4. Facial nerve injury
This occurs rarely. This is where a nerve that supplies the motor function of the face can be affected by the surgery. The most commonly affected nerve is the Marginal Mandibular Nerve which runs underneath the jawline to supply the corner of the mouth. If this has been affected by the surgery it can look like the person has had a stroke. Often this is temporary but occasionally could be permanent. I personally haven’t had this problem in my practice for any facial surgery but I do hear from others that if it does occur it can be very distressing.
5. Asymmetries
Everyone has different aspects to their face and are different on each side. There will always be some subtle differences between each side and that is to be expected.
6. Neck relapse
Up to one in ten patients can have some relapse of the platysmal bands of the neck wrinkles following the surgery. This often becomes evident after three months following the surgery. In some patients a year after the surgery, they require another operation in order to re-address the neck bands.
7. Deep Vein Thrombosis (DVT) and Pulmonary Embolism (PE)
Occasionally following the surgery, you can get blood clots in your legs. This is a risk of any General Anaesthesia but it’s fortunately rare in facelift surgery. In order to minimise the chance of this we are careful to ensure patients have calf compression devices on during the operation which massage the lower legs and keep the blood flowing. Following the surgery we also encourage patients to mobilise early by walking around.
8. Numb earlobe
There is a sensory nerve that runs up to the ear lobe known as the Greater Auricular Nerve. Occasionally this can be affected by the surgery meaning that the sensation to the earlobe changes. More commonly for patients is that they notice the outer aspect of the cheeks is numb following the surgery.
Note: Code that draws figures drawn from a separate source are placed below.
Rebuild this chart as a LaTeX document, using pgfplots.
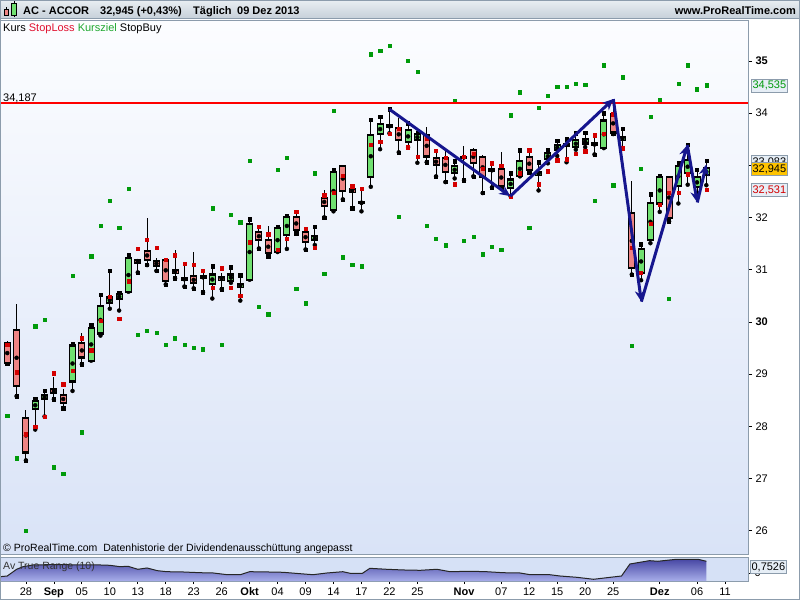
\documentclass[border=0pt]{standalone}
\usepackage{fontspec}
\setmainfont{Liberation Sans}
\usepackage{pgfplots}
\pgfplotsset{compat=1.18}
\usepackage{pgfplotstable}
\usetikzlibrary{arrows.meta}
\definecolor{panelborder}{HTML}{8C9CAC}
\definecolor{candlered}{HTML}{EE8484}
\definecolor{candlegreen}{HTML}{70E070}
\definecolor{slred}{HTML}{D40000}
\definecolor{kzgreen}{HTML}{009A0A}
\definecolor{arrowblue}{HTML}{16168E}
\definecolor{atrbg}{HTML}{D6E1F6}
\definecolor{atrtop}{HTML}{4848A4}
\definecolor{atrbot}{HTML}{A8AEEA}
\definecolor{bgtop}{HTML}{FCFDFF}
\definecolor{bgbot}{HTML}{D9E3F7}
\definecolor{hdtop}{HTML}{E9EEF2}
\definecolor{hdbot}{HTML}{C7D1DA}
\definecolor{boxbg}{HTML}{E6EEF6}
\definecolor{lastbg}{HTML}{FFC400}
\newcommand\fa{\fontsize{11}{13}\selectfont}
\newcommand\fb{\fontsize{10.5}{12}\selectfont}

\pgfplotstableread{
i o h l c sl kz
0 29.59 29.64 29.20 29.22 29.57 28.21
1 29.85 30.34 28.58 28.78 29.04 27.39
2 28.155 28.31 27.35 27.50 27.85 26.01
3 28.33 28.525 27.94 28.48 28.00 29.92
4 28.53 28.69 28.19 28.595 28.19 30.05
5 28.71 28.95 28.52 28.645 29.02 27.22
6 28.595 28.71 28.35 28.455 28.81 27.10
7 28.86 29.58 28.68 29.55 29.07 30.89
8 29.59 29.78 29.19 29.32 29.69 27.89
9 29.26 29.955 29.26 29.88 29.46 31.26
10 29.78 30.53 29.74 30.30 30.03 31.85
11 30.37 30.99 30.255 30.47 30.49 32.32
12 30.435 30.555 30.22 30.53 30.07 31.81
13 30.58 31.28 30.58 31.22 30.78 32.56
14 31.19 31.21 30.95 31.14 31.41 29.75
15 31.36 31.99 31.09 31.19 31.58 29.84
16 31.16 31.22 30.98 31.08 31.43 29.80
17 31.19 31.19 30.72 30.79 31.19 29.57
18 31.00 31.38 30.84 30.93 31.28 29.69
19 30.84 31.07 30.68 30.80 31.12 29.57
20 30.875 31.34 30.645 30.74 31.09 29.51
21 30.875 30.99 30.57 30.84 30.99 29.48
22 30.72 31.07 30.45 30.91 30.65 32.18
23 30.86 30.93 30.63 30.80 31.03 29.57
24 30.79 31.05 30.75 30.91 30.65 32.06
25 30.665 30.895 30.41 30.72 30.51 31.91
26 30.81 31.97 30.81 31.87 31.53 33.09
27 31.72 31.83 31.41 31.565 31.83 30.30
28 31.565 31.84 31.26 31.32 31.68 30.15
29 31.34 31.82 31.34 31.795 31.39 32.91
30 31.67 32.04 31.40 32.01 31.60 33.14
31 32.005 32.07 31.70 31.77 32.12 30.64
32 31.72 31.755 31.39 31.53 31.79 30.36
33 31.565 31.83 31.475 31.64 31.43 32.85
34 32.37 32.53 32.005 32.23 32.43 30.93
35 32.15 32.925 32.12 32.87 32.48 34.04
36 32.98 32.98 32.35 32.515 32.81 31.24
37 32.54 32.54 32.18 32.485 32.60 31.09
38 32.28 32.55 32.12 32.29 32.55 31.07
39 32.77 33.88 32.59 33.58 33.39 35.13
40 33.60 33.94 33.31 33.79 33.46 35.20
41 33.73 34.075 33.615 33.77 33.61 35.30
42 33.71 33.90 33.25 33.48 33.71 32.02
43 33.44 33.81 33.35 33.67 33.35 35.00
44 33.48 33.63 33.05 33.60 33.16 34.80
45 33.58 33.73 33.06 33.17 33.51 31.85
46 33.14 33.29 32.79 33.00 33.28 31.60
47 33.14 33.30 32.68 32.88 33.14 31.47
48 32.85 33.08 32.75 32.98 32.64 34.23
49 33.16 33.37 32.715 33.15 33.17 31.55
50 33.29 33.33 32.79 33.04 33.23 31.64
51 33.155 33.20 32.47 32.77 32.93 31.30
52 32.925 33.04 32.58 32.89 33.04 31.45
53 32.925 33.25 32.57 32.61 33.00 31.39
54 32.56 32.85 32.41 32.73 32.41 33.96
55 32.79 33.29 32.79 33.08 32.85 34.40
56 33.155 33.29 32.87 32.91 33.29 31.81
57 32.81 33.06 32.52 32.87 32.64 34.11
58 33.12 33.29 33.04 33.23 32.89 34.34
59 33.29 33.48 33.18 33.385 33.10 34.50
60 33.38 33.50 33.06 33.405 33.12 34.50
61 33.35 33.615 33.30 33.48 33.23 34.57
62 33.42 33.63 33.35 33.50 33.27 34.55
63 33.42 33.58 33.21 33.385 33.58 32.33
64 33.33 34.00 33.33 33.86 33.61 34.92
65 33.98 34.20 33.60 33.63 33.98 32.62
66 33.48 33.71 33.33 33.54 33.33 34.69
67 32.08 32.71 30.91 31.03 31.43 29.55
68 30.93 31.49 30.80 31.39 30.95 32.93
69 31.565 32.45 31.51 32.275 31.89 33.94
70 32.27 32.80 32.11 32.77 32.24 34.25
71 32.77 32.77 31.93 32.00 32.48 30.45
72 32.60 33.04 32.27 32.98 32.47 34.57
73 32.85 33.40 32.63 33.10 32.83 34.92
74 32.58 32.925 32.47 32.77 nan 34.46
75 32.81 33.083 32.62 32.945 32.531 34.535
}\candles

\pgfplotstableread{
x a
-0.78 0.420
0 0.435
1 0.580
1.7 0.636
2.76 0.673
4.26 0.679
6.4 0.679
7.8 0.673
9.95 0.673
11 0.666
12.1 0.636
12.95 0.645
14 0.580
15 0.608
16.1 0.550
17.1 0.528
18.85 0.522
20.7 0.506
22.1 0.500
23.6 0.463
25 0.463
26 0.528
27.9 0.522
29.6 0.515
31.4 0.485
32.8 0.463
34.3 0.500
36 0.528
36.8 0.493
38.1 0.493
38.9 0.601
40.7 0.580
42.5 0.565
44.3 0.558
46.1 0.580
47.5 0.528
49.7 0.537
51.4 0.528
53.2 0.506
55 0.500
56.1 0.463
58.2 0.463
59.3 0.435
61.1 0.407
62.9 0.364
64.7 0.407
65.9 0.435
66.8 0.694
68.9 0.766
69.8 0.753
71.8 0.796
74.1 0.796
75 0.753
}\atr

\begin{document}
\begin{tikzpicture}[x=1pt,y=1pt]
\fill[white] (0,0) rectangle (800,600);
% header bar
\shade[top color=hdtop, bottom color=hdbot] (0,582) rectangle (800,600);
\draw[panelborder] (0,582) -- (800,582);
% icon
\draw[black, line width=0.6pt] (6.2,584) -- (6.2,593);
\filldraw[fill=candlered, draw=black, line width=0.6pt] (3.8,584.5) rectangle (8.6,590.5);
\draw[black, line width=0.6pt] (13.8,582.5) -- (13.8,598.5);
\filldraw[fill=candlegreen, draw=black, line width=0.6pt] (11.4,585) rectangle (16.2,596.5);
\node[anchor=base west, inner sep=0, font=\fa\bfseries] at (23,585) {AC - ACCOR};
\node[anchor=base west, inner sep=0, font=\fa\bfseries] at (100,585) {32,945 (+0,43\%)};
\node[anchor=base west, inner sep=0, font=\fa\bfseries] at (193,585) {Täglich};
\node[anchor=base west, inner sep=0, font=\fa\bfseries] at (237,585) {09 Dez 2013};
\node[anchor=base east, inner sep=0, font=\fa\bfseries] at (796,585) {www.ProRealTime.com};

\begin{axis}[
  at={(0pt,46pt)}, anchor=south west, scale only axis,
  width=748pt, height=534pt,
  xmin=-0.78, xmax=79.47, ymin=25.556, ymax=35.785,
  axis background/.style={shade, top color=bgtop, bottom color=bgbot},
  axis line style={draw=panelborder},
  xtick=\empty,
  ytick={26,27,28,29,30,31,32,33,34,35},
  yticklabels={26,27,28,29,\textbf{30},31,32,33,34,\textbf{35}},
  ytick pos=right, yticklabel pos=right,
  tick align=outside, major tick length=4pt,
  tick style={black, line width=0.7pt},
  yticklabel style={font=\fa, anchor=west},
  clip mode=individual,
]
% Kursziel (green)
\addplot[only marks, mark=square*, mark size=1.6pt, kzgreen, mark options={draw=kzgreen, fill=kzgreen}] table[x=i, y=kz] {\candles};
% wicks
\addplot[only marks, mark=none, error bars/.cd, y dir=plus, y explicit, error mark=none,
  error bar style={draw=black, line width=1pt}] table[x=i, y=l, y error expr=\thisrow{h}-\thisrow{l}] {\candles};
% body outlines
\addplot[only marks, mark=none, error bars/.cd, y dir=both, y explicit, error mark=none,
  error bar style={draw=black, line width=7pt}] table[x=i, y expr=(\thisrow{o}+\thisrow{c})/2, y error expr=abs(\thisrow{c}-\thisrow{o})/2+0.02] {\candles};
% green bodies
\addplot[only marks, mark=none, error bars/.cd, y dir=both, y explicit, error mark=none,
  error bar style={draw=candlegreen, line width=5pt}] table[x=i, y expr={\thisrow{c}>=\thisrow{o} ? (\thisrow{o}+\thisrow{c})/2 : nan}, y error expr={max(abs(\thisrow{c}-\thisrow{o})/2-0.02,0)}] {\candles};
% red bodies
\addplot[only marks, mark=none, error bars/.cd, y dir=both, y explicit, error mark=none,
  error bar style={draw=candlered, line width=5pt}] table[x=i, y expr={\thisrow{c}<\thisrow{o} ? (\thisrow{o}+\thisrow{c})/2 : nan}, y error expr={max(abs(\thisrow{c}-\thisrow{o})/2-0.02,0)}] {\candles};
% StopBuy (black)
\addplot[only marks, mark=square*, mark size=1.6pt, black] table[x=i, y expr={\thisrow{c}>=\thisrow{o} ? \thisrow{h} : \thisrow{l}}] {\candles};
% StopLoss (red)
\addplot[only marks, mark=square*, mark size=1.6pt, slred, mark options={draw=slred, fill=slred}] table[x=i, y=sl] {\candles};
% horizontal line
\addplot[red, line width=2pt] coordinates {(-0.78,34.187) (79.47,34.187)};
% trend arrows
\addplot[arrowblue, line width=3pt, -{Stealth[length=11pt,width=10pt]}] coordinates {(41.0,34.075) (53.97,32.41)};
\addplot[arrowblue, line width=3pt, -{Stealth[length=11pt,width=10pt]}] coordinates {(53.97,32.41) (65.02,34.27)};
\addplot[arrowblue, line width=3pt, -{Stealth[length=11pt,width=10pt]}] coordinates {(65.02,34.27) (68.03,30.39)};
\addplot[arrowblue, line width=3pt, -{Stealth[length=11pt,width=10pt]}] coordinates {(68.03,30.39) (72.96,33.39)};
\addplot[arrowblue, line width=3pt, -{Stealth[length=11pt,width=10pt]}] coordinates {(72.96,33.39) (74.03,32.29)};
\addplot[arrowblue, line width=3pt, -{Stealth[length=11pt,width=10pt]}] coordinates {(74.03,32.29) (75.0,33.02)};
\end{axis}

\begin{axis}[
  at={(0pt,19pt)}, anchor=south west, scale only axis,
  width=748pt, height=24pt,
  xmin=-0.78, xmax=79.47, ymin=0.327, ymax=0.845,
  axis background/.style={fill=atrbg},
  axis line style={draw=panelborder},
  xtick={2,5,8,11,14,17,20,23,26,29,32,35,38,41,44,49,53,56,59,62,65,70,74,77},
  xticklabels={28,\textbf{Sep},05,10,13,18,23,26,\textbf{Okt},04,09,14,17,22,25,\textbf{Nov},07,12,15,20,25,\textbf{Dez},06,11},
  xtick pos=bottom, xticklabel pos=bottom,
  ytick={0.5}, yticklabels={{0,5}},
  ytick pos=right, yticklabel pos=right,
  tick align=outside, major tick length=3pt,
  tick style={black, line width=0.7pt},
  xticklabel style={font=\fa, inner sep=3.5pt},
  yticklabel style={font=\fa, anchor=west},
]
\addplot[draw=none, top color=atrtop, bottom color=atrbot] table[x=x, y=a] {\atr} -- (axis cs:75,0.327) -- (axis cs:-0.78,0.327) -- cycle;
\addplot[black!85, line width=1pt] table[x=x, y=a] {\atr};
\end{axis}

% texts inside panels
\node[anchor=base west, inner sep=0, font=\fa] at (3,568.3) {Kurs \textcolor[HTML]{E0102F}{StopLoss} \textcolor[HTML]{20A830}{Kursziel} StopBuy};
\node[anchor=base west, inner sep=0, font=\fa] at (3,498.5) {34,187};
\node[anchor=base west, inner sep=0, font=\fb] at (3,48.5) {© ProRealTime.com\ \ Datenhistorie der Dividendenausschüttung angepasst};
\node[anchor=base west, inner sep=0, font=\fb, text=black!80] at (3,31) {Av True Range (10)};

% value boxes
\tikzset{vbox/.style={draw=panelborder, line width=0.8pt, fill=boxbg, inner sep=1pt, minimum height=13pt, minimum width=36pt, anchor=west, font=\fa}}
\node[vbox, text=kzgreen] at (751,514.5) {34,535};
\node[vbox] at (751,438) {33,083};
\node[vbox, fill=lastbg] at (751,431) {32,945};
\node[vbox, text=slred] at (751,410) {32,531};
\node[vbox] at (750,33) {0,7526};

% frame
\draw[panelborder, line width=1pt] (0.5,0.5) rectangle (799.5,599.5);
\pgfresetboundingbox
\path[use as bounding box] (0,0) rectangle (800,600);
\end{tikzpicture}
\end{document}
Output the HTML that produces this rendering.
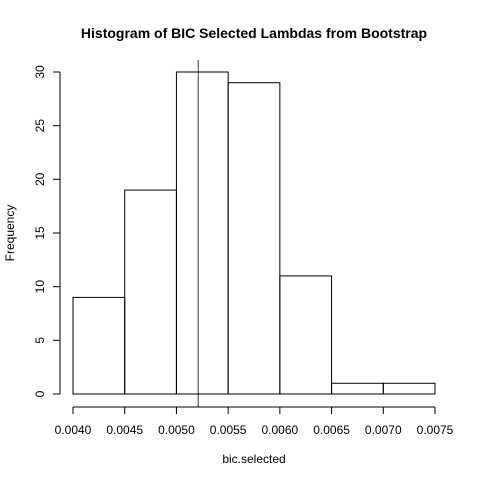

This is due to elevating the skin of the underlying tissue.
9. Scarring
Sometimes people make the scars that can stretch. I do my best to ensure there is no tension on the skin at the end of the procedure which means that getting a poor scar is less likely.
10. Temple lumpiness
After the surgery, many patients have fullness and bumpiness in the temple area just in front of the incision usually at eye level. This is common and will settle on its own over a period of 4-8 weeks.
The lumpiness is due to the big lift that you get from a deep plane procedure and is better to leave some lumps that settle than to make the incision unnecessarily longer.
11. Bruising
There is often bruising in the skin after a facelift. Sometimes the bruising doesn’t appear straight away but can take a few days. Most of it is usually gone by about 2 weeks after the surgery.
There are some people who have bruising that may last longer, almost like a little stain in the skin. This can sometimes take 6-8 weeks to finally go and can be frustrating as it just takes time. Some people use concealer to cover the area or others have used arnica to help resolve the bruising a little faster.
I hope you find these guides helpful in preparation for surgery and for your recovery. It will cover general details of surgery and the normal way that individual’s recover after facial surgery.